Its output rose 13.4 per cent in the first quarter of 2011, “an impressive feat during a period of devastating floods in Australia,” says Mr. Conrad. One of the company’s key properties is the Wandoo Platform near Perth.

Funds from operations per share — “still the key measure for the income-trust-turned corporation’s profitability” — rose 2.7 per cent, pushing the payout ratio down to a very comfortable 50 per cent.

Mr. Conrad makes Vermilion a buy up to US$50. In the short time since he went to press, it has pushed up past that level on the Over the Counter board in New York, to $51.86. In Toronto it trades at $50.42, yielding 4.5 per cent on its $2.28 dividend.

A clear sign

The six-year member of this Income Portfolio is Canada’s foremost apartment landlord, Canadian Apartment Properties REIT (TSX-CAR.UN; OTC-CDPYF).

In the first quarter, CAP REIT had solid results, notes Mr. Conrad, building on acquisitions and a rise in both the occupancy rate (to 98.3 per cent) and rents, which rose by 3.7 per cent.

The trust enjoyed 12.4 per cent growth in net funds from operations, “the primary measure of a Canadian real estate trust’s profitability.”

Profit margins are also up and the payout ratio dipped from 93 per cent to 92.6 per cent.

“The first and fourth quarters of the year are typically weaker reporting periods, as REITs cover heating costs,” explains the analyst. “Improved results are a clear sign recent expansion is paying off.”

Buy this trust up to US$22, he says. It’s at $19.79. In Toronto, the price is $19.25 and the yield is 5.6 per cent on the $1.08 distribution.

Surged in spring

The chief appeal of Bristol-Myers Squibb (NYSE-BMY) is quite simply that it is doing so well, says Mr. Conrad.

Its multiyear strategy of developing new biologic drugs is paying off nicely. First-quarter profit jumped 33 per cent over last year.
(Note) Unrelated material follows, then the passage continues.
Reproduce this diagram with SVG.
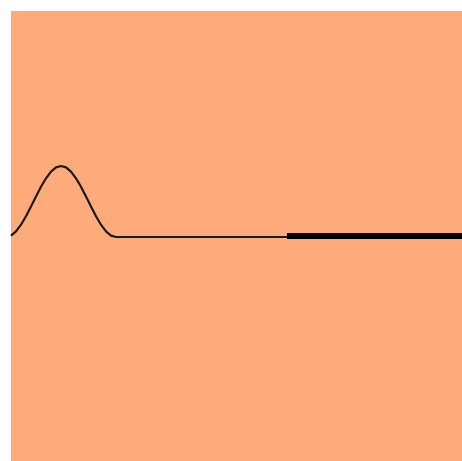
<svg xmlns="http://www.w3.org/2000/svg" width="462" height="461" viewBox="0 0 462 461">
<style>.c{fill:none;stroke:#1a1a1a;stroke-width:2.2;stroke-linejoin:round}</style>
<rect x="0" y="0" width="462" height="461" fill="#ffffff"/>
<rect x="11" y="11" width="451" height="450" fill="#ffaa7b"/>
<g id="connectors">
<polyline class="c" points="11,235.6 16,231.4 21,224.7 26,216.2 31,206.5 36,196.5 41,186.7 46,178.3 51,171.6 56,167.4 61,166 66,167.4 71,171.6 76,178.3 81,186.7 86,196.5 91,206.5 96,216.2 101,224.7 106,231.4 111,235.6 116,237 287,237"/>
<line x1="287" y1="236" x2="462" y2="236" stroke="#000" stroke-width="6"/>
</g>
</svg>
What’s more, Bristol Myers earns 35 per cent of its revenue outside the U.S., the surest sign of health for American companies these days.

The company has new treatments for hepatitis B, rheumatoid arthritis and leukemia. In March, it gained U.S. approval for “the first drug that’s clinically proven to increase patients’ likelihood of surviving melanoma.”

It has also signed a deal with China that should increase the pace of treatments there.

“The firm faced its share of skeptics since we added it to the Income Portfolio,” comments Mr. Conrad. “But the stock surged this spring, and we expect even more.”

The stock is a buy up to $30, he adds. Although the shares dipped during the market slowdown, it has been rising steadily and trades at $28.08 with a yield of 4.7 per cent on a dividend of $1.32.

The loonie has moved back up today, which is good news for U.S. investors in Canadian income stocks. But in a world of growing uncertainty, investors everywhere should feel right at home with dividends.